There are two primary methods that grease traps/interceptors use to separate out the FOG, each of which is suited to certain applications.

Interceptors come in smaller versions designed for indoor connection to individual sinks and other fixtures (usually with a total flow less than 50-100 Gpm) and larger ones that are installed outdoors and underground, to service entire establishments.

Smaller Grease Traps

Called "hydromechanical grease interceptors", the smaller, indoor types utilize internal baffles to lengthen the path of flow, providing more time and space for separation. Vented flow control devices regulate the amount of wastewater entering the device, and mix air in with it to efficiently separate FOG from solids and water. The FOG that solidifies at the top of the tank, as well as the relatively heavy food solids that fall to the bottom, need to be cleaned out often by professionals.
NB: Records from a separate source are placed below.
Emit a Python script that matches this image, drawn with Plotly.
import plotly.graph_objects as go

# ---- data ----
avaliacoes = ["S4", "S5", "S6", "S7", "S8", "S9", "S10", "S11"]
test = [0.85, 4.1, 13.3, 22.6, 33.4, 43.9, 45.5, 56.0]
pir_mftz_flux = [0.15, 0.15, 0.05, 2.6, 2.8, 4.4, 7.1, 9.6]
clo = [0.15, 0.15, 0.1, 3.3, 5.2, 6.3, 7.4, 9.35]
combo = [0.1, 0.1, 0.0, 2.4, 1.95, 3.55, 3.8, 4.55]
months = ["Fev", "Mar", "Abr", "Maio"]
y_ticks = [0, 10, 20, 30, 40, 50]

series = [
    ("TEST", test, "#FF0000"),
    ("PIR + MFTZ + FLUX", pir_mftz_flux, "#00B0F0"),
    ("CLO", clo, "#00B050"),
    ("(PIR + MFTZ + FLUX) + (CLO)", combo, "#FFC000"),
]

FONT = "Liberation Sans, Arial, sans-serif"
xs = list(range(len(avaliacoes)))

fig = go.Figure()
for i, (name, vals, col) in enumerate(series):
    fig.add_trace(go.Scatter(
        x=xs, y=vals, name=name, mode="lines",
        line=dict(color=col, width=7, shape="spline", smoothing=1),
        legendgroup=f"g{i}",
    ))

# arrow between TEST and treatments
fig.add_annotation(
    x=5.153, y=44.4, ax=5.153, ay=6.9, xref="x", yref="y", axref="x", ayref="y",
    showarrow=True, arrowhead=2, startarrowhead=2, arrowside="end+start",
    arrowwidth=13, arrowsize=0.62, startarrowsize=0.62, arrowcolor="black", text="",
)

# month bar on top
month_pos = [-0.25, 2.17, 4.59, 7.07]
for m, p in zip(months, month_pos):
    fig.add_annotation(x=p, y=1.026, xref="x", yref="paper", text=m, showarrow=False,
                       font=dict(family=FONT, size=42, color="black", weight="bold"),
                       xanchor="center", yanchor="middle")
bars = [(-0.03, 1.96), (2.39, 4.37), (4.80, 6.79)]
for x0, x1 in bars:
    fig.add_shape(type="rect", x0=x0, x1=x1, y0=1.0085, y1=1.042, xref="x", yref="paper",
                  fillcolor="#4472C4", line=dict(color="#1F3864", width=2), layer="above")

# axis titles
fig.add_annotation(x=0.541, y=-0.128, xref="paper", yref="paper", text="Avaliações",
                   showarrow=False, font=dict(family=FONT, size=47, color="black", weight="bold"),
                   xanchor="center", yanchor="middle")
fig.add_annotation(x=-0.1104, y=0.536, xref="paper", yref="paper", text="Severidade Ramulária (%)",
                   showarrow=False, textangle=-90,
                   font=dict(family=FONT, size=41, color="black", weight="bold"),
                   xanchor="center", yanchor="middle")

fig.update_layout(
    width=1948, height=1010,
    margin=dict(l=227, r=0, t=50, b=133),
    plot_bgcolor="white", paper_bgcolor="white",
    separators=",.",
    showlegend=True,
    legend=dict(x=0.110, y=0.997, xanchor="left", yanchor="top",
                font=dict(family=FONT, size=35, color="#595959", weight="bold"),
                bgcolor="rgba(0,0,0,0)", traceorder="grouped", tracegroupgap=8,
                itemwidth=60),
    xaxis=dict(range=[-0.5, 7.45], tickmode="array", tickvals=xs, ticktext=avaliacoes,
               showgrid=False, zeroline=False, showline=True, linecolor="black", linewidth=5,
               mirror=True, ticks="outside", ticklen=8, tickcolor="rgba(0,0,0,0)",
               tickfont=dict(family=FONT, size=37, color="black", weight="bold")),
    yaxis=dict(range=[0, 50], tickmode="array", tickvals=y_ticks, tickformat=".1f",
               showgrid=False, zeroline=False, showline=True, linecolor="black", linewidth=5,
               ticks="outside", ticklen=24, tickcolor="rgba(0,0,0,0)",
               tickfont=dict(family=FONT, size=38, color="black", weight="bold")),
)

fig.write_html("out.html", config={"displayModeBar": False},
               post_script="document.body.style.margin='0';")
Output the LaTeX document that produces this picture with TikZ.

Larger Grease Interceptors

The larger "passive" or "gravity" interceptors rely more on time and gravity to separate FOG, which is about 80% lighter than water. Larger tank sizes, internal baffling, and standpipes increase the "retention time" on these passive units, allowing gravity to work its magic. These interceptors are usually cleaned out on a routine basis by professionals.

Restaurant and foodservice kitchens produce much waste grease which is present in the drain lines from various sinks, dishwashers and cooking equipment such as combi ovens and commercial woks. If not removed, the grease can clump and cause blockage and back-up in the sewer.

Nearly all municipalities require commercial kitchen operations to use some type of interceptor device to collect grease before it enters sewers. Where FOG is a concern in the local wastewater system, communities have established inspection programs to ensure that these grease traps and/or interceptors are being routinely maintained.

When possible, interceptors should be cleaned out to ensure the best quality and performance.